*What you need to do*:
Copy out the whole listing exactly as written, leaving the pictures behind.

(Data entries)
○ ○ ○ ○ ○ ○ ○

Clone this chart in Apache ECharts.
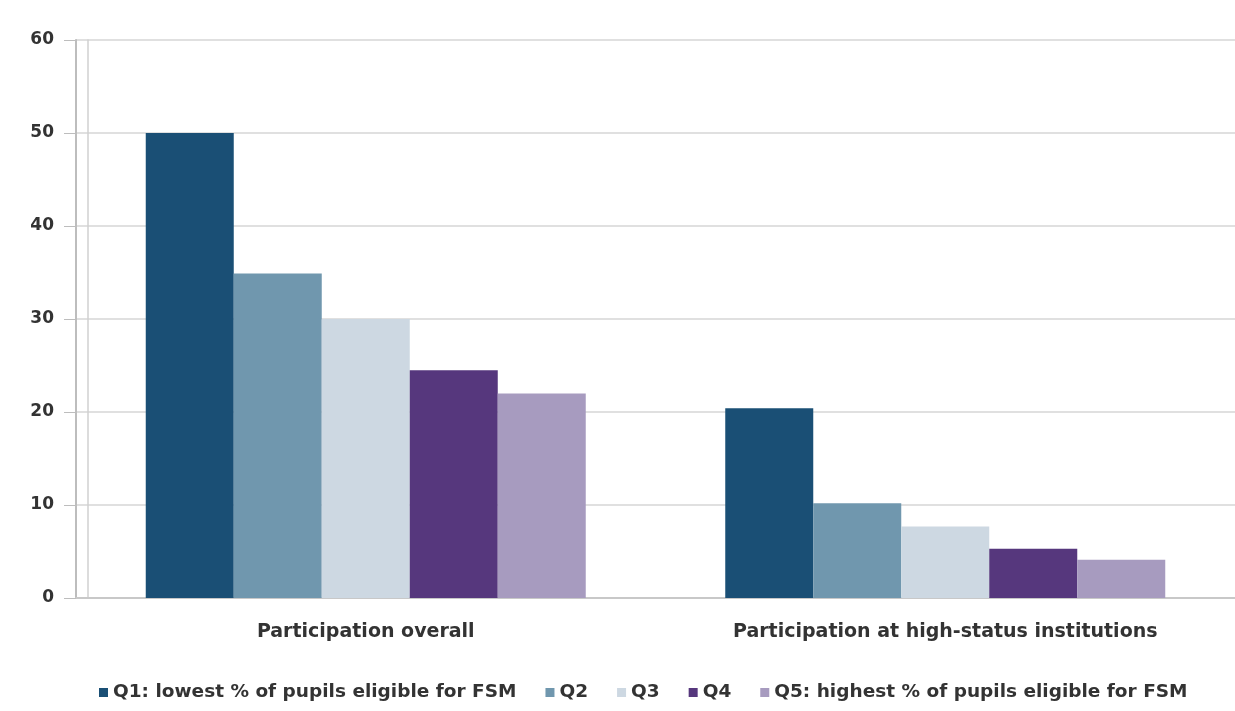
<!DOCTYPE html>
<html>
<head>
<meta charset="utf-8">
<script src="https://cdn.jsdelivr.net/npm/echarts@6/dist/echarts.min.js"></script>
<style>
html,body{margin:0;padding:0;background:#fff;}
#chart{width:1235px;height:711px;}
</style>
</head>
<body>
<div id="chart"></div>
<script>
const categories = ['Participation overall', 'Participation at high-status institutions'];
const seriesNames = ['Q1: lowest % of pupils eligible for FSM', 'Q2', 'Q3', 'Q4', 'Q5: highest % of pupils eligible for FSM'];
const q1 = [50.0, 20.4];
const q2 = [34.9, 10.2];
const q3 = [30.0, 7.7];
const q4 = [24.5, 5.3];
const q5 = [22.0, 4.1];
const seriesValues = [q1, q2, q3, q4, q5];
const colors = ['#1a4f75', '#7097ae', '#cdd8e2', '#56377d', '#a79bbf'];

const chart = echarts.init(document.getElementById('chart'));
const font = 'DejaVu Sans';
chart.setOption({
  animation: false,
  backgroundColor: '#ffffff',
  color: colors,
  grid: { left: 76, top: 40, width: 1162, height: 558, containLabel: false },
  legend: {
    top: 678,
    left: 94,
    itemWidth: 9,
    itemHeight: 9,
    itemGap: 29,
    icon: 'rect',
    textStyle: { fontFamily: font, fontSize: 18.5, fontWeight: 'bold', color: '#333' },
    data: seriesNames
  },
  xAxis: {
    type: 'category',
    data: categories,
    axisLine: { show: true, lineStyle: { color: '#c8c8c8', width: 2 } },
    axisTick: { show: false },
    axisLabel: { margin: 25, fontFamily: font, fontSize: 19, fontWeight: 'bold', color: '#333' }
  },
  yAxis: [{
    type: 'value',
    min: 0, max: 60, interval: 10,
    axisLine: { show: true, lineStyle: { color: '#bdbdbd', width: 2 } },
    axisTick: { show: true, length: 12, lineStyle: { color: '#bdbdbd' } },
    axisLabel: { margin: 22, fontFamily: font, fontSize: 17, fontWeight: 'bold', color: '#333' },
    splitLine: { show: true, lineStyle: { color: '#e0e0e0', width: 2 } }
  }, {
    type: 'value',
    position: 'left',
    offset: -12,
    min: 0, max: 60, interval: 10,
    axisLine: { show: true, lineStyle: { color: '#d0d0d0', width: 1.5 } },
    axisTick: { show: false },
    axisLabel: { show: false },
    splitLine: { show: false }
  }],
  series: seriesValues.map((vals, i) => ({
    name: seriesNames[i],
    type: 'bar',
    data: vals,
    barWidth: 88,
    barGap: '0%',
    itemStyle: { color: colors[i] }
  }))
});
</script>
</body>
</html>
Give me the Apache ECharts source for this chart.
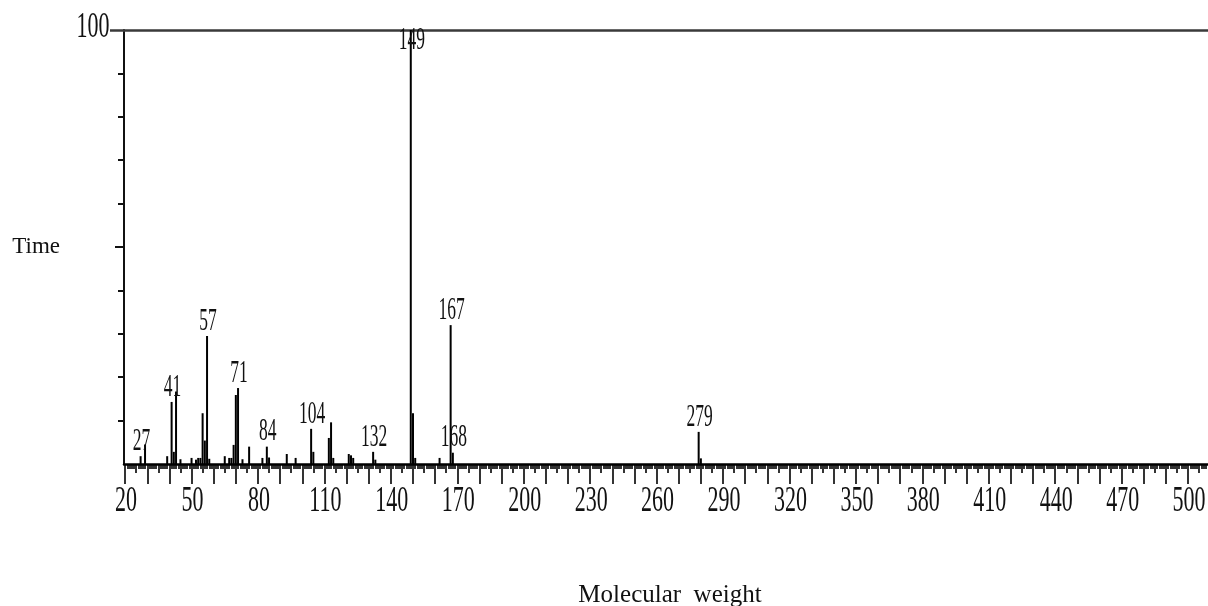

○ ○ ○ ○ ○ ○ ○

*Output*:
Clone this chart in Apache ECharts.
<!DOCTYPE html>
<html>
<head>
<meta charset="utf-8">
<script src="https://cdn.jsdelivr.net/npm/echarts@6/dist/echarts.min.js"></script>
<style>
html,body{margin:0;padding:0;background:#fff;}
#chart{width:1235px;height:711px;}
</style>
</head>
<body>
<div id="chart"></div>
<script>
const categories = ['Participation overall', 'Participation at high-status institutions'];
const seriesNames = ['Q1: lowest % of pupils eligible for FSM', 'Q2', 'Q3', 'Q4', 'Q5: highest % of pupils eligible for FSM'];
const q1 = [50.0, 20.4];
const q2 = [34.9, 10.2];
const q3 = [30.0, 7.7];
const q4 = [24.5, 5.3];
const q5 = [22.0, 4.1];
const seriesValues = [q1, q2, q3, q4, q5];
const colors = ['#1a4f75', '#7097ae', '#cdd8e2', '#56377d', '#a79bbf'];

const chart = echarts.init(document.getElementById('chart'));
const font = 'DejaVu Sans';
chart.setOption({
  animation: false,
  backgroundColor: '#ffffff',
  color: colors,
  grid: { left: 76, top: 40, width: 1162, height: 558, containLabel: false },
  legend: {
    top: 678,
    left: 94,
    itemWidth: 9,
    itemHeight: 9,
    itemGap: 29,
    icon: 'rect',
    textStyle: { fontFamily: font, fontSize: 18.5, fontWeight: 'bold', color: '#333' },
    data: seriesNames
  },
  xAxis: {
    type: 'category',
    data: categories,
    axisLine: { show: true, lineStyle: { color: '#c8c8c8', width: 2 } },
    axisTick: { show: false },
    axisLabel: { margin: 25, fontFamily: font, fontSize: 19, fontWeight: 'bold', color: '#333' }
  },
  yAxis: [{
    type: 'value',
    min: 0, max: 60, interval: 10,
    axisLine: { show: true, lineStyle: { color: '#bdbdbd', width: 2 } },
    axisTick: { show: true, length: 12, lineStyle: { color: '#bdbdbd' } },
    axisLabel: { margin: 22, fontFamily: font, fontSize: 17, fontWeight: 'bold', color: '#333' },
    splitLine: { show: true, lineStyle: { color: '#e0e0e0', width: 2 } }
  }, {
    type: 'value',
    position: 'left',
    offset: -12,
    min: 0, max: 60, interval: 10,
    axisLine: { show: true, lineStyle: { color: '#d0d0d0', width: 1.5 } },
    axisTick: { show: false },
    axisLabel: { show: false },
    splitLine: { show: false }
  }],
  series: seriesValues.map((vals, i) => ({
    name: seriesNames[i],
    type: 'bar',
    data: vals,
    barWidth: 88,
    barGap: '0%',
    itemStyle: { color: colors[i] }
  }))
});
</script>
</body>
</html>
Give me the Apache ECharts source for this chart.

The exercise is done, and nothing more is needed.